Augustin Cami est l’auteur d’un seul roman. Le succès qu’il a rencontré est tel qu’il n’a pas besoin d’en écrire un second pour être invité partout. Il a une jolie petite gueule, de la repartie, ce qu’il faut de culture, et un avis sur tout. Baroudeur au grand cœur, féru d’écologie, pourfendeur du capitalisme, ses prises de position sont attendues comme le Messie, reprises, notées, analysées. Les journalistes se l’arrachent parce qu’il est un bon client, comme on dit. Avec lui, l’audimat pète les scores et internet s’affole. Quand il ne donne pas son point de vue sur les plateaux télé, il s’adonne aux joies des communiqués sur Facebook ou Insta. Alors, quand les flics le convoquent parce qu’il pourrait, avec ses posts corrosifs, entraîner dans sa vindicte quelques fans en mal de reconnaissance, il crie à l’injustice, à la censure. Une chose en amenant une autre, c’est à un déferlement de situations incontrôlables qu’il va devoir faire face.

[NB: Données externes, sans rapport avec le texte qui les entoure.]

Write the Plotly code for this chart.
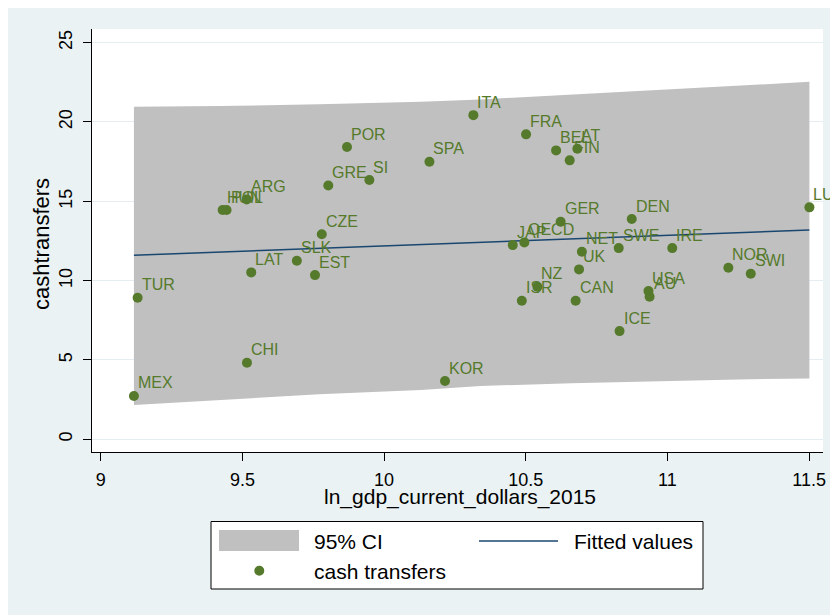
import plotly.graph_objects as go

# ---- data ----
countries = ["MEX", "KOR", "TUR", "CHI", "ICE", "LAT", "SLK", "EST", "CZE", "GRE",
             "SI", "POR", "HUN", "POL", "ARG", "ITA", "FRA", "SPA", "BEL", "AT",
             "FIN", "GER", "DEN", "LUX", "JAP", "OECD", "NET", "SWE", "IRE", "UK",
             "NOR", "SWI", "NZ", "ISR", "CAN", "USA", "AU"]
ln_gdp = [9.117, 10.215, 9.130, 9.516, 10.831, 9.531, 9.692, 9.756, 9.780, 9.803,
          9.948, 9.869, 9.430, 9.444, 9.515, 10.315, 10.501, 10.160, 10.607, 10.682,
          10.655, 10.623, 10.874, 11.501, 10.454, 10.495, 10.698, 10.828, 11.017, 10.688,
          11.215, 11.294, 10.541, 10.486, 10.676, 10.933, 10.937]
cash_transfers = [2.73, 3.67, 8.92, 4.83, 6.82, 10.52, 11.25, 10.35, 12.92, 16.00,
                  16.34, 18.42, 14.45, 14.45, 15.12, 20.43, 19.22, 17.49, 18.21, 18.31,
                  17.58, 13.71, 13.88, 14.62, 12.24, 12.41, 11.82, 12.05, 12.05, 10.71,
                  10.81, 10.43, 9.62, 8.73, 8.73, 9.34, 8.99]

ci_x = [9.117, 9.42, 9.77, 10.13, 10.34, 10.66, 11.01, 11.25, 11.501]
ci_upper = [20.96, 21.00, 21.12, 21.27, 21.42, 21.73, 22.05, 22.26, 22.53]
ci_lower = [2.16, 2.48, 2.84, 3.11, 3.36, 3.53, 3.69, 3.77, 3.84]

fit_x = [9.117, 11.501]
fit_y = [11.60, 13.19]

x_ticks = [9, 9.5, 10, 10.5, 11, 11.5]
x_ticklabels = ["9", "9.5", "10", "10.5", "11", "11.5"]
y_ticks = [0, 5, 10, 15, 20, 25]

legend_labels = ["95% CI", "Fitted values", "cash transfers"]

# ---- style ----
FONT = "Liberation Sans, Arial, Helvetica, sans-serif"
GREEN = "#557A2B"
GRAY = "#C0C0C0"
NAVY = "#1A476F"
BG = "#EAF2F3"

W, H = 838, 615
OFF = 8  # page offset of the figure (body margin)
L, R, T, B = 84, 23, 21, 171
PW, PH = W - L - R, H - T - B


def px(x):
    """page x pixel -> paper coordinate"""
    return (x - OFF - L) / PW


def py(y):
    """page y pixel -> paper coordinate"""
    return (H - B - (y - OFF)) / PH


fig = go.Figure()

fig.add_trace(go.Scatter(x=ci_x, y=ci_lower, mode="lines", line=dict(width=0),
                         showlegend=False, hoverinfo="skip"))
fig.add_trace(go.Scatter(x=ci_x, y=ci_upper, mode="lines", line=dict(width=0),
                         fill="tonexty", fillcolor=GRAY, showlegend=False,
                         name=legend_labels[0]))
fig.add_trace(go.Scatter(x=fit_x, y=fit_y, mode="lines",
                         line=dict(color=NAVY, width=1.5), showlegend=False,
                         name=legend_labels[1]))
fig.add_trace(go.Scatter(x=ln_gdp, y=cash_transfers, mode="markers",
                         marker=dict(color=GREEN, size=10), showlegend=False,
                         text=countries, name=legend_labels[2]))

annotations = []
for c, xv, yv in zip(countries, ln_gdp, cash_transfers):
    annotations.append(dict(x=xv, y=yv, xref="x", yref="y", text=c, showarrow=False,
                            xanchor="left", yanchor="middle", xshift=3, yshift=13,
                            borderpad=0,
                            font=dict(family=FONT, size=16, color=GREEN)))

# axis titles
annotations.append(dict(x=px(460), y=py(497), xref="paper", yref="paper",
                        text="ln_gdp_current_dollars_2015", showarrow=False,
                        xanchor="center", yanchor="middle",
                        font=dict(family=FONT, size=21, color="black")))
annotations.append(dict(x=px(42), y=py(244), xref="paper", yref="paper",
                        text="cashtransfers", showarrow=False, textangle=-90,
                        xanchor="center", yanchor="middle",
                        font=dict(family=FONT, size=22, color="black")))

# legend (drawn by hand)
annotations.append(dict(x=px(312), y=py(541.5), xref="paper", yref="paper",
                        text=legend_labels[0], showarrow=False, xanchor="left",
                        yanchor="middle", font=dict(family=FONT, size=21, color="black")))
annotations.append(dict(x=px(572), y=py(541.5), xref="paper", yref="paper",
                        text=legend_labels[1], showarrow=False, xanchor="left",
                        yanchor="middle", font=dict(family=FONT, size=21, color="black")))
annotations.append(dict(x=px(312), y=py(571.5), xref="paper", yref="paper",
                        text=legend_labels[2], showarrow=False, xanchor="left",
                        yanchor="middle", font=dict(family=FONT, size=21, color="black")))

shapes = [
    dict(type="rect", xref="paper", yref="paper", x0=px(211), x1=px(703),
         y0=py(589), y1=py(521.5), fillcolor="white",
         line=dict(color="black", width=1)),
    dict(type="rect", xref="paper", yref="paper", x0=px(219), x1=px(299),
         y0=py(551), y1=py(530), fillcolor=GRAY, line=dict(width=0)),
    dict(type="line", xref="paper", yref="paper", x0=px(479), x1=px(558),
         y0=py(541), y1=py(541), line=dict(color=NAVY, width=1.5)),
    dict(type="circle", xref="paper", yref="paper", x0=px(254.3), x1=px(264.3),
         y0=py(575.7), y1=py(565.7), fillcolor=GREEN, line=dict(width=0)),
]

fig.update_layout(
    width=W, height=H,
    margin=dict(l=L, r=R, t=T, b=B, autoexpand=False),
    paper_bgcolor=BG, plot_bgcolor="white",
    showlegend=False,
    font=dict(family=FONT, size=18, color="black"),
    annotations=annotations,
    shapes=shapes,
    xaxis=dict(range=[8.969, 11.549], tickvals=x_ticks, ticktext=x_ticklabels,
               showgrid=False, zeroline=False, showline=True, linecolor="black",
               linewidth=1.2, ticks="outside", ticklen=8, tickcolor="black",
               ticklabelstandoff=3,
               tickfont=dict(family=FONT, size=18, color="black")),
    yaxis=dict(range=[-0.80, 25.86], tickvals=y_ticks, showgrid=True,
               gridcolor="#E4EEF0", gridwidth=1, zeroline=False, showline=True,
               linecolor="black", linewidth=1.2, ticks="outside", ticklen=8,
               tickcolor="black", tickangle=-90, ticklabelstandoff=4,
               tickfont=dict(family=FONT, size=18, color="black")),
)

fig.write_html("out.html")
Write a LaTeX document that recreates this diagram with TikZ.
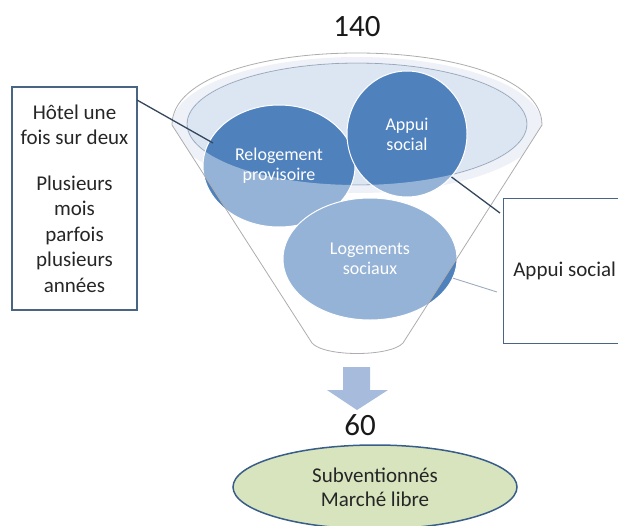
\documentclass[tikz,border=0pt]{standalone}
\usepackage{fontspec}
\setmainfont{Carlito}
\usetikzlibrary{positioning,shapes.geometric}
\definecolor{bubblue}{HTML}{4F81BD}
\definecolor{rimblue}{HTML}{E3E9F3}
\definecolor{topblue}{HTML}{DCE6F2}
\definecolor{rimline}{HTML}{8497B0}
\definecolor{edgegray}{HTML}{ADADAD}
\definecolor{boxline}{HTML}{4A6584}
\definecolor{flowblue}{HTML}{A7BCDC}
\definecolor{olivegreen}{HTML}{D7E4BD}
\definecolor{ovalline}{HTML}{385D8A}
\newcommand{\funnelpath}{(172,125) .. controls (172,29) and (542,29) .. (542,125) -- (403,343) .. controls (390,357) and (324,357) .. (312,343) -- cycle}
\tikzset{
	bubble/.style={ellipse, fill=bubblue, draw=white, line width=1pt, text=white, align=center, inner sep=0pt, font=\fontsize{18}{20}\selectfont},
	callbox/.style={rectangle, draw=boxline, line width=1.3pt, text=black!85, font=\fontsize{21}{25.5}\selectfont},
	callline/.style={draw=boxline!70!black, line width=1.3pt},
	softline/.style={draw=rimline!80, line width=0.9pt},
	count/.style={font=\fontsize{31}{31}\selectfont, text=black!90},
}
\begin{document}
\begin{tikzpicture}[x=1pt, y=-1pt]
	\useasboundingbox (0,0) rectangle (618,525);

	% rim of the funnel
	\begin{scope}
		\clip \funnelpath;
		\fill[rimblue] (357,125) ellipse [x radius=185pt, y radius=68pt];
	\end{scope}
	\filldraw[fill=topblue, draw=rimline, line width=0.8pt] (357,124) ellipse [x radius=170pt, y radius=61pt];

	% bubbles in the funnel
	\node[bubble, minimum width=152pt, minimum height=122pt] (relog) at (279,166) {Relogement\\provisoire};
	\node[bubble, minimum width=120pt, minimum height=126pt] (appui) at (407,134) {Appui\\social};
	\node[bubble, minimum width=174pt, minimum height=122pt] (socl) at (370,259) {Logements\\sociaux};

	% lighter body below the top
	\fill[white, opacity=0.4, even odd rule] \funnelpath (357,124) ellipse [x radius=170pt, y radius=61pt];
	\draw[edgegray, line width=0.8pt] \funnelpath;

	% callouts
	\node[callbox, minimum width=125pt, minimum height=223pt, align=center] (hotel) at (74.5,198.5)
		{H\^otel une\\fois sur deux\\[20pt]Plusieurs\\mois\\parfois\\plusieurs\\ann\'ees};
	\node[callbox, anchor=north west, minimum width=122pt, minimum height=145pt] (apbox) at (503,198) {Appui social};

	\coordinate (hotout) at (137,100);
	\coordinate (relin) at (213,143);
	\coordinate (apin) at (500,213);
	\coordinate (socin) at (497,292);
	\draw[callline] (hotout) -- (relin);
	\draw[callline] (appui.-44) -- (apin);
	\draw[softline] (socl.-13) -- (socin);

	% counts and result
	\node[count] (top) at (357,27) {140};
	\fill[flowblue] (343,367) -- (370,367) -- (370,390) -- (388,390) -- (357,410) -- (327,390) -- (343,390) -- cycle;
	\node[count] (bottom) at (360,425) {60};
	\node[ellipse, fill=olivegreen, draw=ovalline, line width=1.5pt, minimum width=284pt, minimum height=84pt, align=center, text=black!85, font=\fontsize{21}{24}\selectfont] (market) at (375,487)
		{Subventionn\'es\\March\'e libre};
\end{tikzpicture}
\end{document}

Fut un temps où l’on disait le silence d’or. Où les gens n’étaient pas atteints du syndrome du cordonnier, affection où par « excès de confiance, on se croit légitime sur tous les sujets », nous explique l’auteur en cours de récit. Un temps reposant, loin de l’agitation médiatique moderne alimentée quotidiennement par les prétendues punchlines des politiciens, écrivains et autres influenceurs. Avec son Augustin, intello réfractaire à toute forme d’autorité, englué néanmoins dans les affres de la recherche constante de la célébrité pour continuer d’exister, Rutès pointe les défauts de notre présent. A cette effervescence, il oppose une autre temporalité avec les personnages secondaires auprès desquels Cami se ressource. Sa fille de treize ans le remet à sa place à coups de remarques sorties des 80’s. Son pote Greg, tenancier d’un bar de quartier dans son jus est fan de Renaud et garant de valeurs surannées. Et l’on se prend à rêver que comme Augustin, dont on ne cesse d’associer l’image à ces personnalités, brillantes mais si présentes qu’elles finissent par fatiguer, certains se servent plus de leurs mouilles pour descendre des demis au comptoir d’un zinc qu’à l’ouvrir sans arrêt et nous dire quoi penser sur n’importe quel sujet.